Temos então um documentário cuja “história contada…” cadencia a entrada de personalidades centrais no caldeirão político da Guerra Fria tanto quanto faz despontar cenas de tensão e violência em sintonia com a batida do Jazz. Inegável realçar o trabalho de montagem realizado por Rik Chaubert. Sons, imagens, letreiros se enovelam a ponto de se perder o foco de atenção. Ao despontar a imagem de Joseph Kasa-vudu, a legenda em letras garrafais que se repete a cada aparição: Presidente da República do Congo (1960-1965). O mesmo se dá com a imagem de Allen Dulles: Diretor da CIA (1953-1961).

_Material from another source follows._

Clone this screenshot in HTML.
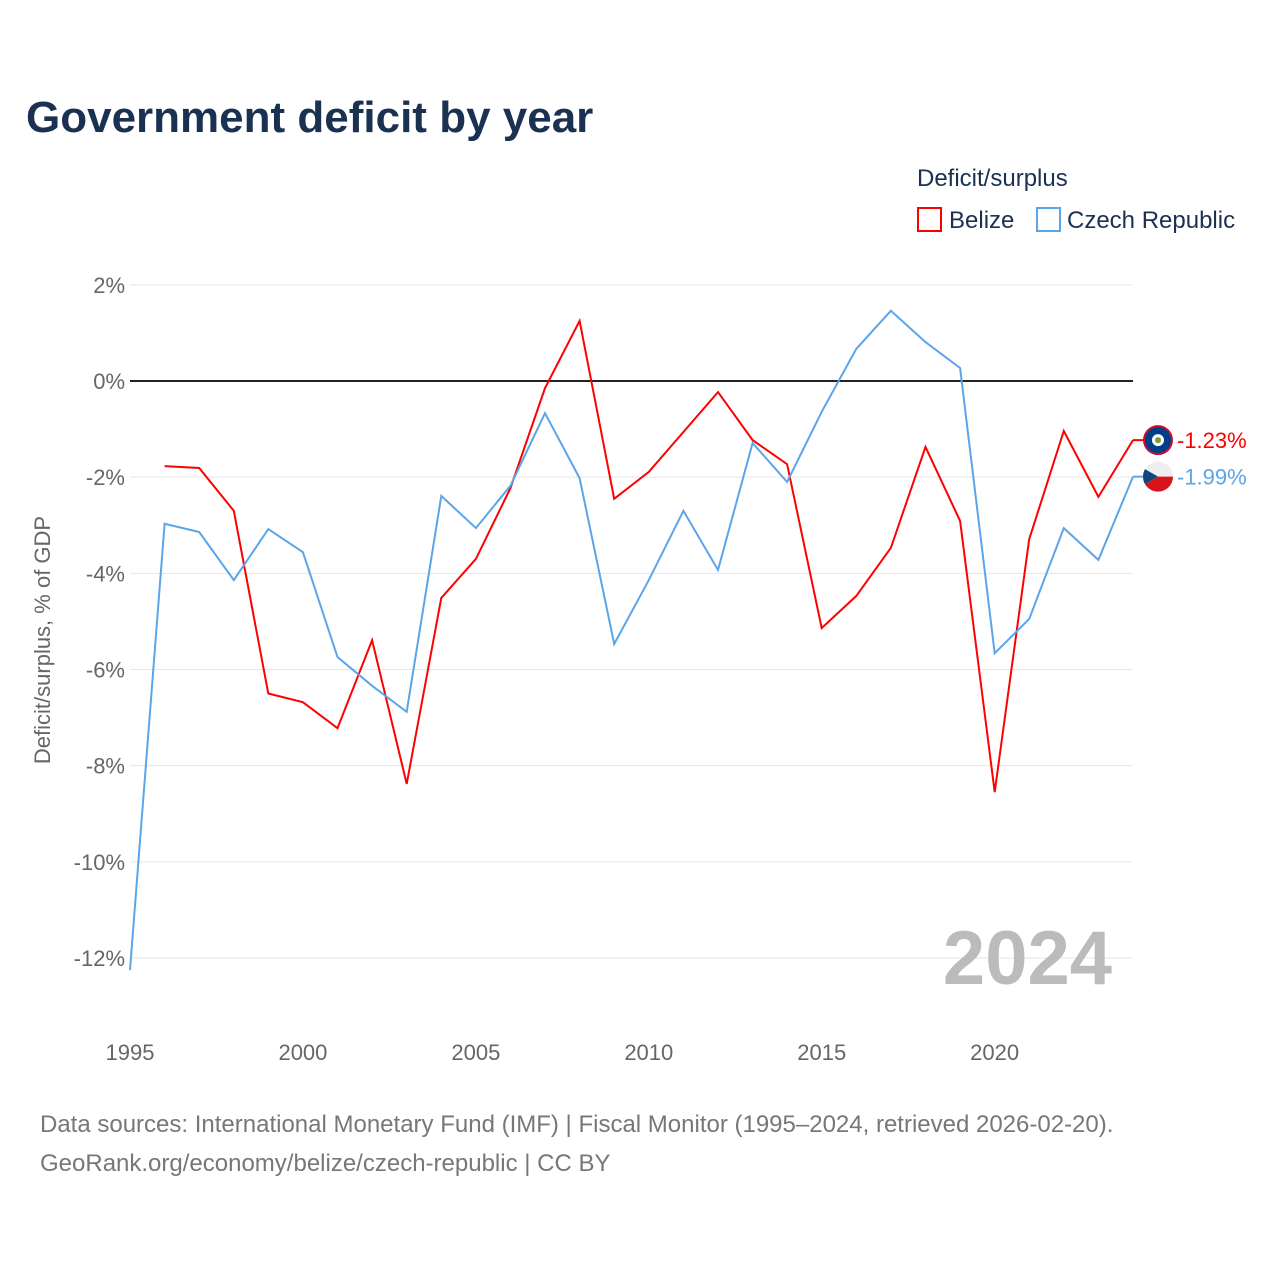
<!DOCTYPE html>
<html><head><meta charset="utf-8"><style>
body{margin:0;background:#fff;font-family:"Liberation Sans",sans-serif}
</style></head><body>
<svg width="1280" height="1280" xmlns="http://www.w3.org/2000/svg">
<text x="26" y="132" font-size="44" font-weight="bold" fill="#1a3152">Government deficit by year</text>
<text x="917" y="186" font-size="24" fill="#1a3152">Deficit/surplus</text>
<g><rect x="918" y="208" width="23" height="23" fill="none" stroke="#f00" stroke-width="2"/><text x="949" y="228" font-size="24" fill="#1a3152">Belize</text></g>
<g><rect x="1037" y="208" width="23" height="23" fill="none" stroke="#5aa5ea" stroke-width="2"/><text x="1067" y="228" font-size="24" fill="#1a3152">Czech Republic</text></g>
<g id="grid"></g>
<text transform="translate(50,640) rotate(-90)" text-anchor="middle" font-size="22" fill="#666">Deficit/surplus, % of GDP</text>
<text x="1112" y="984" text-anchor="end" font-size="76" font-weight="bold" fill="#bbb">2024</text>
<g id="marks"></g>
<text x="40" y="1132" font-size="24" fill="#777">Data sources: International Monetary Fund (IMF) | Fiscal Monitor (1995–2024, retrieved 2026-02-20).</text>
<text x="40" y="1171" font-size="24" fill="#777">GeoRank.org/economy/belize/czech-republic | CC BY</text>
</svg>
<script>
const years=[1995,1996,1997,1998,1999,2000,2001,2002,2003,2004,2005,2006,2007,2008,2009,2010,2011,2012,2013,2014,2015,2016,2017,2018,2019,2020,2021,2022,2023,2024];
const belize=[null,-1.77,-1.81,-2.7,-6.5,-6.68,-7.22,-5.39,-8.38,-4.51,-3.7,-2.23,-0.15,1.25,-2.45,-1.89,-1.06,-0.23,-1.23,-1.73,-5.14,-4.47,-3.47,-1.37,-2.91,-8.55,-3.29,-1.04,-2.41,-1.23];
const czech=[-12.25,-2.97,-3.14,-4.14,-3.08,-3.56,-5.74,-6.34,-6.88,-2.39,-3.06,-2.18,-0.67,-2.02,-5.47,-4.14,-2.7,-3.93,-1.29,-2.1,-0.64,0.67,1.46,0.81,0.27,-5.66,-4.95,-3.06,-3.72,-1.99];
const yTicks=[2,0,-2,-4,-6,-8,-10,-12];
const xTicks=[1995,2000,2005,2010,2015,2020];
const NS="http://www.w3.org/2000/svg";
const X=y=>130+(y-1995)*(1133-130)/29;
const Y=v=>381-v*(958-381)/12;
const grid=document.getElementById('grid'),marks=document.getElementById('marks');
function mk(tag,attrs,parent){const e=document.createElementNS(NS,tag);for(const k in attrs)e.setAttribute(k,attrs[k]);parent.appendChild(e);return e;}
yTicks.forEach(t=>{
 const l=mk('line',{x1:130,x2:1133,y1:Y(t),y2:Y(t),stroke:t===0?'#222':'#e6e6e6','stroke-width':t===0?2:1},grid);
 
 
 const tx=mk('text',{x:125,y:Y(t)+8,'text-anchor':'end','font-size':22,fill:'#666'},grid);
 tx.textContent=(t>0?t:t===0?0:'-'+(-t))+'%';
 
 
});
xTicks.forEach(t=>{
 const tx=mk('text',{x:X(t),y:1060,'text-anchor':'middle','font-size':22,fill:'#666'},grid);
 tx.textContent=t;
 
 
});
function line(vals,color,name){
 let d='';let pen=false;
 vals.forEach((v,i)=>{if(v===null){pen=false;return;}d+=(pen?'L':'M')+X(years[i]).toFixed(1)+' '+Y(v).toFixed(1);pen=true;});
 const p=mk('path',{d:d,fill:'none',stroke:color,'stroke-width':2},marks);
 
 
 const last=vals[vals.length-1];
 mk('line',{x1:X(2024),x2:X(2024)+12,y1:Y(last),y2:Y(last),stroke:color,'stroke-width':2},marks);
 const lb=mk('text',{x:1177,y:Y(last)+8,'font-size':22,fill:color},marks);
 lb.textContent=last.toFixed(2)+'%';
 
 
 return last;
}
const lb=line(belize,'#f00','belize-line');
const lc=line(czech,'#5aa5ea','czech-line');
// flags
let g=mk('g',{},marks);


mk('circle',{cx:1158,cy:Y(lb),r:15,fill:'#c8102e'},g);
mk('circle',{cx:1158,cy:Y(lb),r:13,fill:'#003f87'},g);
mk('circle',{cx:1158,cy:Y(lb),r:6,fill:'#fff'},g);
mk('circle',{cx:1158,cy:Y(lb),r:3,fill:'#7a9a3a'},g);
g=mk('g',{},marks);


const cy=Y(lc);
mk('circle',{cx:1158,cy:cy,r:15,fill:'#eee'},g);
mk('path',{d:`M1158 ${cy} L1173 ${cy} A15 15 0 0 1 1158 ${cy+15} A15 15 0 0 1 1145 ${cy+7.5} Z`,fill:'#d7141a'},g);
mk('path',{d:`M1158 ${cy} L1145 ${cy-7.5} A15 15 0 0 0 1145 ${cy+7.5} Z`,fill:'#11457e'},g);
</script>
</body></html>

A utilização desse recurso, acredito, nos torna presentes nomes que provavelmente hoje são esquecidos, mas não deveriam; daí, consequentemente, a insistência em letreiros garrafais a cada aparição. Em conluio com a CIA, Kasa-vudu foi acusado de envolvimento no assassinato de Patrice Lumumba. Mas a grande importância advinda pela realização de Trilha Sonora… consiste, para mim, em por luz sobre – pois talvez não tão lembrado hoje – Patrice Lumumba. Figura-chave no processo de descolonização da África, ícone para movimentos negros nos USA e no Brasil nos anos de 1960 e 1970, catalisou debates sobre os rumos que o continente africano poderia ter com a defesa do ideário pan-africanista.

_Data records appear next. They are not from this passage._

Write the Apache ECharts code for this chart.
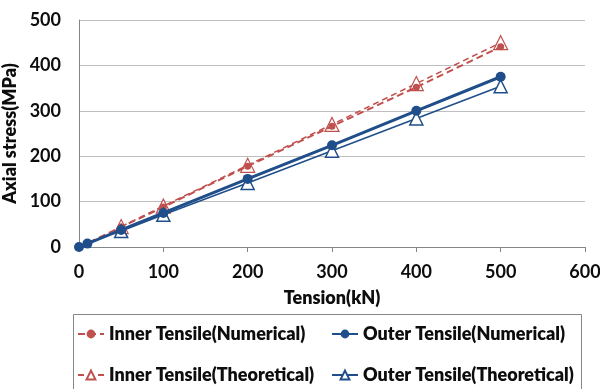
<!DOCTYPE html>
<html>
<head>
<meta charset="utf-8">
<script src="https://cdn.jsdelivr.net/npm/echarts@6/dist/echarts.min.js"></script>
<style>
html,body{margin:0;padding:0;background:#fff;}
#chart{width:600px;height:389px;}
</style>
</head>
<body>
<div id="chart"></div>
<script>
// Tension (kN) sample points
const tensionNumerical = [0, 10, 50, 100, 200, 300, 400, 500];
const tensionTheoretical = [50, 100, 200, 300, 400, 500];

// Axial stress (MPa)
const innerNumerical = [0, 8.8, 44, 88, 178, 266, 352, 441];
const outerNumerical = [0, 7.5, 37.5, 75, 150, 224, 300, 375];
const innerTheoretical = [45, 90, 180, 270, 360, 450];
const outerTheoretical = [35, 71, 141, 212, 283, 354];

const seriesNames = [
  'Inner Tensile(Numerical)',
  'Outer Tensile(Numerical)',
  'Inner Tensile(Theoretical)',
  'Outer Tensile(Theoretical)'
];

const RED = '#C0504D';
const BLUE = '#1F4E8A';
const FONT = 'Lato';
const TEXT = '#0d0d0d';

function pairs(xs, ys) { return xs.map((x, i) => [x, ys[i]]); }

function textStyle(w) {
  return { fontFamily: FONT, fontWeight: w || 'bold', fontSize: 18, color: TEXT };
}

// one legend block per entry so the 2x2 layout is fixed
function legendAt(name, left, top) {
  return {
    data: [name], left: left, top: top, orient: 'horizontal',
    itemWidth: 26, itemHeight: 11, padding: 0,
    textStyle: textStyle(800)
  };
}

const chart = echarts.init(document.getElementById('chart'), null, { renderer: 'canvas' });

chart.setOption({
  animation: false,
  backgroundColor: '#fff',
  grid: { left: 79, right: 15, top: 20, bottom: 142, containLabel: false, outerBoundsMode: 'none' },
  xAxis: {
    type: 'value', min: 0, max: 600, interval: 100,
    name: 'Tension(kN)', nameLocation: 'middle', nameGap: 42,
    nameTextStyle: textStyle(800),
    axisLine: { show: true, lineStyle: { color: '#868686', width: 1 } },
    axisTick: { show: true, length: 5, lineStyle: { color: '#868686' } },
    axisLabel: Object.assign(textStyle(), { margin: 16 }),
    splitLine: { show: false }
  },
  yAxis: {
    type: 'value', min: 0, max: 500, interval: 100,
    name: 'Axial stress(MPa)', nameLocation: 'middle', nameGap: 54,
    nameTextStyle: textStyle(800),
    axisLine: { show: true, lineStyle: { color: '#868686', width: 1 } },
    axisTick: { show: false },
    axisLabel: Object.assign(textStyle(), { margin: 18 }),
    splitLine: { show: true, lineStyle: { color: '#BFBFBF', width: 1 } }
  },
  legend: [
    legendAt(seriesNames[0], 77, 325),
    legendAt(seriesNames[1], 331, 325),
    legendAt(seriesNames[2], 77, 366),
    legendAt(seriesNames[3], 331, 366)
  ],
  graphic: [{
    type: 'rect', shape: { x: 73.5, y: 314.5, width: 508, height: 90 },
    style: { fill: 'none', stroke: '#868686', lineWidth: 1 }, z: -1
  }],
  series: [
    {
      name: seriesNames[2], type: 'line', data: pairs(tensionTheoretical, innerTheoretical),
      lineStyle: { color: RED, width: 1.5, type: [6, 4] },
      itemStyle: { color: '#fff', borderColor: RED, borderWidth: 1.2 },
      symbol: 'triangle', symbolSize: 14, showAllSymbol: true, z: 2
    },
    {
      name: seriesNames[0], type: 'line', data: pairs(tensionNumerical, innerNumerical),
      lineStyle: { color: RED, width: 2, type: [7, 4] },
      itemStyle: { color: RED, borderColor: RED, borderWidth: 0 },
      symbol: 'circle', symbolSize: 7, showAllSymbol: true, z: 3
    },
    {
      name: seriesNames[3], type: 'line', data: pairs(tensionTheoretical, outerTheoretical),
      lineStyle: { color: BLUE, width: 1.5 },
      itemStyle: { color: '#fff', borderColor: BLUE, borderWidth: 1.5 },
      symbol: 'triangle', symbolSize: 13, showAllSymbol: true, z: 4
    },
    {
      name: seriesNames[1], type: 'line', data: pairs(tensionNumerical, outerNumerical),
      lineStyle: { color: BLUE, width: 3 },
      itemStyle: { color: BLUE, borderColor: BLUE, borderWidth: 0 },
      symbol: 'circle', symbolSize: 10, showAllSymbol: true, z: 5
    }
  ]
});
</script>
</body>
</html>
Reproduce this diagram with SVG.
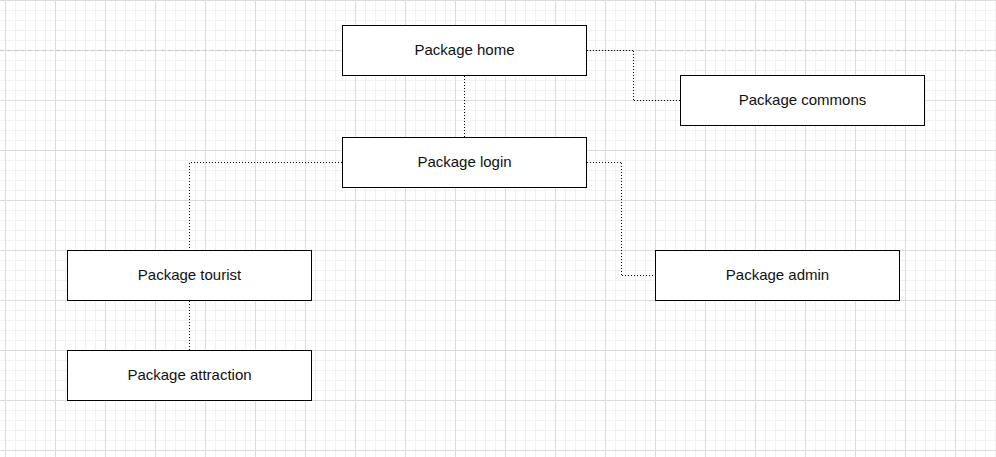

Tendo a batida frenética do Jazz como contraponto, numa alternância constante entre forma e fundo, a grande importância de Trilha Sonora… está em nos propiciar conhecer um tico do trajeto turbulento e trágico de Patrice Lumumba. O lado chato, torço para errar, é que por não conter a espetacularização de uma biografia ficcional tão poucos darão por ele.